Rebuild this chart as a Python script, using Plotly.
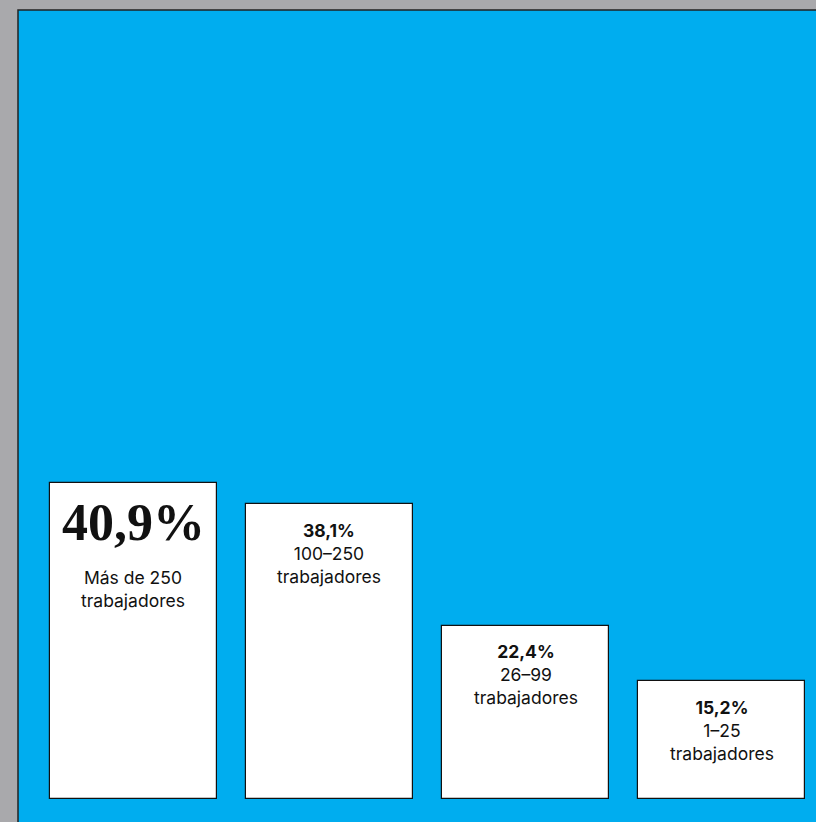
import plotly.graph_objects as go

categories = ["Más de 250", "100–250", "26–99", "1–25"]
values = [40.9, 38.1, 22.4, 15.2]
value_labels = ["40,9%", "38,1%", "22,4%", "15,2%"]
unit_label = "trabajadores"

BLUE = "#00adef"
GRAY = "#a9a9ac"
SANS = "Inter, 'Noto Sans', sans-serif"

x = list(range(len(categories)))

fig = go.Figure()
fig.add_trace(go.Bar(
    x=x, y=values, width=0.852,
    marker=dict(color="white", line=dict(color="#111111", width=1.2)),
    hoverinfo="skip",
))

annotations = []
for i, (cat, v, lab) in enumerate(zip(categories, values, value_labels)):
    if i == 0:
        annotations.append(dict(
            x=i, y=v, xref="x", yref="y", text=f"<b>{lab}</b>", showarrow=False,
            yanchor="middle", yshift=-40,
            font=dict(family="'Liberation Serif', 'DejaVu Serif', serif", size=52, color="#111111"),
        ))
        annotations.append(dict(
            x=i, y=v, xref="x", yref="y", text=f"{cat}<br>{unit_label}", showarrow=False,
            yanchor="middle", yshift=-106,
            font=dict(family=SANS, size=17.5, color="#111111"),
        ))
    else:
        annotations.append(dict(
            x=i, y=v, xref="x", yref="y",
            text=f"<b>{lab}</b><br>{cat}<br>{unit_label}", showarrow=False,
            yanchor="middle", yshift=-49,
            font=dict(family=SANS, size=17.5, color="#111111"),
        ))

fig.update_layout(
    width=816, height=822,
    margin=dict(l=18, r=0, t=10, b=0),
    paper_bgcolor=GRAY,
    plot_bgcolor=BLUE,
    showlegend=False,
    annotations=annotations,
    xaxis=dict(range=[-0.589, 3.482], visible=False, fixedrange=True),
    yaxis=dict(range=[-2.97, 102.03], visible=False, fixedrange=True),
    shapes=[dict(type="rect", xref="paper", yref="paper", x0=0, x1=1.02, y0=-0.02, y1=1,
                 line=dict(color="#222222", width=1.5), fillcolor="rgba(0,0,0,0)", layer="above")],
    bargap=0,
)

fig.write_html(
    "out.html",
    config={"displayModeBar": False},
    post_script="document.body.style.margin='0';document.body.style.background='%s';document.body.style.overflow='hidden';" % GRAY,
)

-- INSTRUCTIONS FOR THE TASK --
Repeat the listing above up to and including the line with "x = list(range(len(categories)))", starting from its first line. Drop any pictures.

-- FULL RESPONSE --
Rebuild this chart as a Python script, using Plotly.
import plotly.graph_objects as go

categories = ["Más de 250", "100–250", "26–99", "1–25"]
values = [40.9, 38.1, 22.4, 15.2]
value_labels = ["40,9%", "38,1%", "22,4%", "15,2%"]
unit_label = "trabajadores"

BLUE = "#00adef"
GRAY = "#a9a9ac"
SANS = "Inter, 'Noto Sans', sans-serif"

x = list(range(len(categories)))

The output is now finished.